Stair Lift Rewire

Thread Starter

musicalavtech

Joined Mar 23, 2012
72
Edit to say I haven't posted here in a long while, so I figured I would just mention my latest project.

My buddy has an old Bruno stair lift with the chair. It worked for several years, but stopped working a few months back. It is only used for moving heavy band gear up and down from/to the bsmnt. It uses a 24VDC motor with 2 12V batteries in series. When we connect voltage directly to the motor, it moves like normal. The batteries are in good charge. The motor works fine. The limit switches check out as working. It would seem to be a PCB issue, and a replacement board is priced in the high multi-hundreds.

The plan is to bypass the PCB and use a couple 40A rated FWD and REV contactors with 24VDC coils and a mechanical interlock. The motor is capable of pulling up to 35 amps, even though it's using only 12awg wires to it and from the batteries. That's the factory design. The limit switches can still be used as well as the toggle switch for fwd and rev operation. He has a stand-alone charging unit that can be connected to the top and bottom charging points. This charger has always been good.

This will soon be wired almost exactly like some small panels that I build at work. The contactors will have some N/C aux contacts for control voltage. The main contacts will have 24v directly from the batteries, with a fwd/rev jumper on the line side, then a parallel jumper on the load side wired to the motor.

The control path (going in the up direction) is 24v from batt to the up/down toggle switch, through the upper limit switch, through the (down) N/C aux contacts, then to the up contactor coil A1. A2 of the coils returning to the batt neg. Obviously a similar, logical path for down operation.

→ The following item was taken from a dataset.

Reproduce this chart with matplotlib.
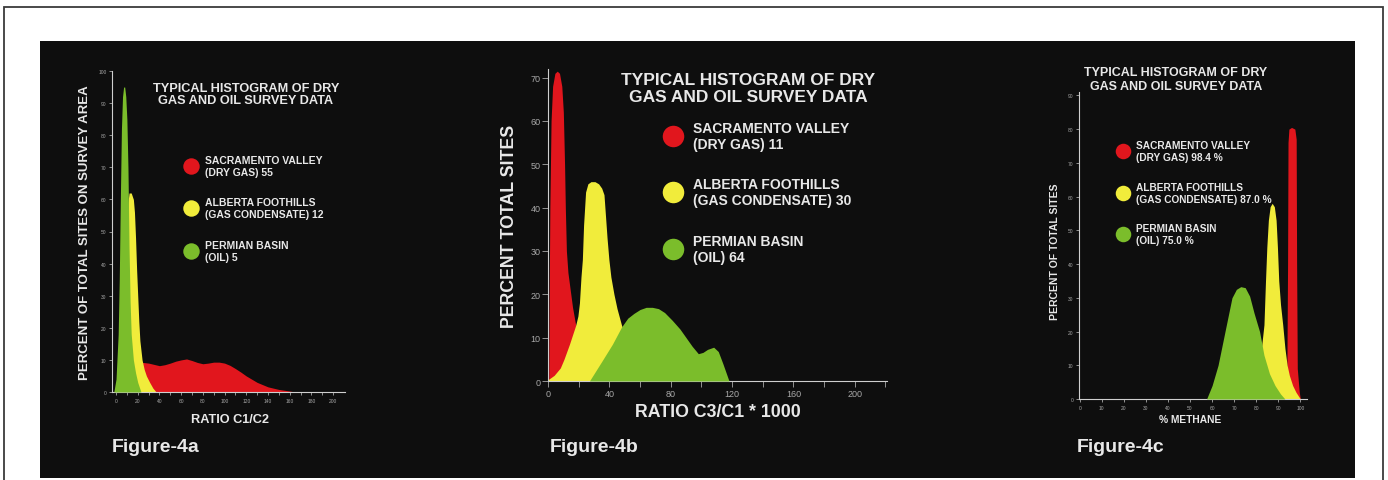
import matplotlib.pyplot as plt
from matplotlib.patches import Rectangle

plt.rcParams['font.family'] = ['Liberation Sans', 'DejaVu Sans']

W, H = 1388, 481

RED = "#e1161d"
YELLOW = "#f1ec3b"
GREEN = "#7bbd2b"
PANEL = "#0e0e0e"
TXT = "#e8e8e8"
TICK = "#a8a8a8"

# ---- Figure-4a : ratio C1/C2
a_red_x = [20, 22, 25, 30, 35, 40, 45, 50, 55, 60, 65, 70, 75, 80, 85, 90, 95, 100,
           105, 110, 115, 120, 125, 130, 140, 150, 160, 165]
a_red = [0, 9, 9.2, 9, 8.6, 8.2, 8.5, 9.0, 9.6, 10.0, 10.3, 9.8, 9.2, 8.8, 9.0, 9.3,
         9.3, 9.0, 8.3, 7.3, 6.2, 5.0, 4.0, 3.0, 1.6, 0.8, 0.3, 0]
a_yel_x = [4, 6, 8, 9, 10, 11, 12, 14, 16, 17, 18, 19, 20, 21, 22, 24, 26, 28, 31, 34, 37]
a_yel = [0, 5, 18, 35, 52, 59, 62, 62, 60, 56, 48, 38, 30, 22, 16, 10, 7, 5, 3, 1.2, 0]
a_grn_x = [-2, 0, 2, 3, 4, 5, 6, 7, 8, 9, 10, 11, 12, 13, 14, 16, 18, 20, 23]
a_grn = [0, 4, 18, 35, 60, 82, 92, 95, 95, 92, 85, 70, 45, 28, 18, 10, 6, 3, 0]
a_labels = ["SACRAMENTO VALLEY\n(DRY GAS) 55",
            "ALBERTA FOOTHILLS\n(GAS CONDENSATE) 12",
            "PERMIAN BASIN\n(OIL) 5"]

# ---- Figure-4b : ratio C3/C1 * 1000
b_red_x = [0.5, 0.8, 1.2, 2, 3, 4.5, 6, 7.5, 9, 10, 10.8, 11.3, 12, 13, 14.5, 16, 18,
           20, 23, 26, 30, 35]
b_red = [0, 20, 40, 60, 68, 71, 71.5, 71, 68, 62, 50, 40, 30, 25, 21, 17, 13, 10.5,
         7.5, 5, 3, 1]
b_yel_x = [0, 4, 8, 10.4, 14, 18, 19.5, 20.5, 21.5, 22.4, 23.2, 24.5, 26, 28, 30.6, 33,
           35, 36.5, 37.5, 38.5, 39.7, 41, 43, 45, 48, 52, 56, 60, 65, 70]
b_yel = [0.3, 1.3, 3, 5, 8.5, 12.8, 15, 18, 24, 28, 36, 43.6, 45.5, 46, 46, 45.5, 44.5,
         43, 38, 33, 28, 24, 20, 16.7, 12.8, 9.5, 6.5, 4, 2, 0]
b_grn_x = [27, 35, 42, 48, 52, 56, 60, 64, 68, 72, 76, 81, 86, 90, 94, 98, 101, 104,
           108, 111, 114, 118]
b_grn = [0, 4.5, 8.5, 12.5, 14.5, 15.6, 16.5, 17, 17, 16.7, 15.8, 14, 12, 10, 8, 6.3,
         6.6, 7.3, 7.8, 6.8, 4, 0]
b_labels = ["SACRAMENTO VALLEY\n(DRY GAS) 11",
            "ALBERTA FOOTHILLS\n(GAS CONDENSATE) 30",
            "PERMIAN BASIN\n(OIL) 64"]

# ---- Figure-4c : % methane
c_red_x = [93.8, 94.2, 94.4, 94.8, 96, 97.5, 98.1, 98.3, 98.6, 99.5, 100]
c_red = [0, 40, 76, 80, 80.5, 80, 77, 40, 9, 2, 0]
c_yel_x = [72, 76, 79, 81, 82.5, 83.5, 84.2, 84.8, 85.5, 86.3, 87.2, 88.2, 89, 89.6,
           90.2, 91, 92, 93, 94, 95, 96.5, 98, 99.5, 100]
c_yel = [0, 1, 4, 10, 16, 22, 35, 45, 53, 57, 58, 57, 53, 45, 35, 28, 22, 15, 10, 7,
         4, 2, 0.5, 0]
c_grn_x = [57.5, 60, 62.7, 66, 69, 71, 73, 75, 77, 79, 81.5, 83.5, 86, 88.5, 91, 93]
c_grn = [0, 4, 10, 20.5, 30, 32.5, 33.3, 33, 30.5, 25.5, 20, 13, 7.5, 4, 1.5, 0]
c_labels = ["SACRAMENTO VALLEY\n(DRY GAS) 98.4 %",
            "ALBERTA FOOTHILLS\n(GAS CONDENSATE) 87.0 %",
            "PERMIAN BASIN\n(OIL) 75.0 %"]

TITLE = "TYPICAL HISTOGRAM OF DRY\nGAS AND OIL SURVEY DATA"


def add_axes_px(left, top, right, bottom):
    return fig.add_axes([left / W, 1 - bottom / H, (right - left) / W, (bottom - top) / H])


def style(ax, size, length):
    ax.set_facecolor("none")
    for s in ["top", "right"]:
        ax.spines[s].set_visible(False)
    for s in ["left", "bottom"]:
        ax.spines[s].set_color("#cfcfcf")
        ax.spines[s].set_linewidth(0.8)
    ax.tick_params(which="both", colors=TICK, labelsize=size, length=length,
                   width=0.6, pad=1.5)


def draw(ax, curves):
    for i, (x, y, c) in enumerate(curves):
        ax.fill_between(x, y, color=c, lw=0, zorder=i + 1)


fig = plt.figure(figsize=(W / 100, H / 100), dpi=100)
fig.patch.set_facecolor("white")
fig.add_artist(Rectangle((4 / W, -0.05), 1379 / W, 1 - 8 / H + 0.05, transform=fig.transFigure,
                         fill=False, ec="#3a3a3a", lw=1.3, zorder=-3))
fig.add_artist(Rectangle((40 / W, 2 / H), 1315 / W, 437 / H, transform=fig.transFigure,
                         fc=PANEL, ec="none", zorder=-2))

# panel a
ax1 = add_axes_px(112, 72, 345, 393)
draw(ax1, [(a_red_x, a_red, RED), (a_yel_x, a_yel, YELLOW), (a_grn_x, a_grn, GREEN)])
ax1.set_xlim(-3.7, 211)
ax1.set_ylim(0, 100)
ax1.set_xticks(range(0, 201, 20))
ax1.set_xticks(range(10, 201, 20), minor=True)
ax1.set_yticks(range(0, 101, 10))
style(ax1, 3.5, 2.5)

# panel b
ax2 = add_axes_px(548, 70, 887, 382)
draw(ax2, [(b_red_x, b_red, RED), (b_yel_x, b_yel, YELLOW), (b_grn_x, b_grn, GREEN)])
ax2.set_xlim(0, 221)
ax2.set_ylim(0, 72)
ax2.set_xticks(range(0, 201, 40))
ax2.set_xticks(range(20, 221, 40), minor=True)
ax2.set_yticks(range(0, 71, 10))
style(ax2, 6.5, 4)

# panel c
ax3 = add_axes_px(1079, 93, 1307, 400)
draw(ax3, [(c_red_x, c_red, RED), (c_yel_x, c_yel, YELLOW), (c_grn_x, c_grn, GREEN)])
ax3.set_xlim(-0.3, 103)
ax3.set_ylim(0, 91)
ax3.set_xticks(range(0, 101, 10))
ax3.set_yticks(range(0, 91, 10))
style(ax3, 3.5, 2.5)

# overlay in pixel coordinates for titles, legends and labels
ov = fig.add_axes([0, 0, 1, 1])
ov.set_xlim(0, W)
ov.set_ylim(H, 0)
ov.axis("off")
ov.set_zorder(5)

colors = [RED, YELLOW, GREEN]
panels = [
    # title xy, title size, title spacing, circle x, circle ys, circle size,
    # text x, text size, text spacing, labels
    ((246, 95), 9.2, 1.1, 191, [167, 209, 252], 140, 205, 7.5, 1.18, a_labels),
    ((748, 89), 12.5, 1.1, 673, [137, 193, 250], 240, 693, 10, 1.2, b_labels),
    ((1176, 80), 9, 1.12, 1123, [152, 194, 235], 125, 1136, 7.3, 1.25, c_labels),
]
for (tx, ty), tsize, tsp, cx, cys, cs, lx, lsize, lsp, labels in panels:
    ov.text(tx, ty, TITLE, color=TXT, fontsize=tsize, fontweight="bold",
            ha="center", va="center", linespacing=tsp)
    for cy, col, lab in zip(cys, colors, labels):
        ov.scatter([cx], [cy], s=cs, color=col, lw=0)
        ov.text(lx, cy, lab, color=TXT, fontsize=lsize, fontweight="bold",
                ha="left", va="center", linespacing=lsp)

ov.text(85, 233, "PERCENT OF TOTAL SITES ON SURVEY AREA", color=TXT, fontsize=9.5,
        fontweight="bold", rotation=90, ha="center", va="center")
ov.text(230, 420, "RATIO C1/C2", color=TXT, fontsize=9.2, fontweight="bold",
        ha="center", va="center")
ov.text(510, 226, "PERCENT TOTAL SITES", color=TXT, fontsize=12.8, fontweight="bold",
        rotation=90, ha="center", va="center")
ov.text(718, 413, "RATIO C3/C1 * 1000", color=TXT, fontsize=12.8, fontweight="bold",
        ha="center", va="center")
ov.text(1055, 252, "PERCENT OF TOTAL SITES", color=TXT, fontsize=7.5, fontweight="bold",
        rotation=90, ha="center", va="center")
ov.text(1190, 420, "% METHANE", color=TXT, fontsize=7.4, fontweight="bold",
        ha="center", va="center")

for x, name in [(112, "Figure-4a"), (550, "Figure-4b"), (1077, "Figure-4c")]:
    ov.text(x, 448, name, color=TXT, fontsize=14, fontweight="bold", ha="left", va="center")

fig.savefig("out.png", dpi=100)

This should be a good $200 solution instead of closer to $1K.
 
Last edited:

Thread Starter

musicalavtech

Joined Mar 23, 2012
72
I seem to think that I should install a fuse inline from the battery. Possibly a 20A sloblo? I know the 12 gage wiring is good for a continuous 20A.
 

LowQCab

Joined Nov 6, 2012
4,067
The 12-ga. Wire,
if not in a packed Conduit-Pipe,
will handle ~30-Amps without issues,
but may have a small Voltage-Drop,
which might actually be a good thing for reducing the Current, and Mechanical,
Shock-Loads on Motor-Startup.
Heavy-Duty MOSFETs can easily be setup to reduce the Startup Shocks.

A Fuse is always a good idea when working with Batteries.
.
.
.
 

Thread Starter

musicalavtech

Joined Mar 23, 2012
72
The 12-ga. Wire,
if not in a packed Conduit-Pipe,
will handle ~30-Amps without issues,
but may have a small Voltage-Drop,
which might actually be a good thing for reducing the Current, and Mechanical,
Shock-Loads on Motor-Startup.
Heavy-Duty MOSFETs can easily be setup to reduce the Startup Shocks.

A Fuse is always a good idea when working with Batteries.
.
.
.
It probably had a HD transistor on the pcb...attached to a good sized heat sink. We do want to avoid most silicon components, except for the diodes at the coils of the contactors.
 

Thread Starter

musicalavtech

Joined Mar 23, 2012
72
The wires that go to the limit switches are probably 24AWG, and the contactors require 4.5 amps. So I'll add a couple of slice relays that can operate on small current. They can handle 6A through the contacts, which will be enough to drive the contactor coils. I'l use the original 25CB that is on the side of the lift housing.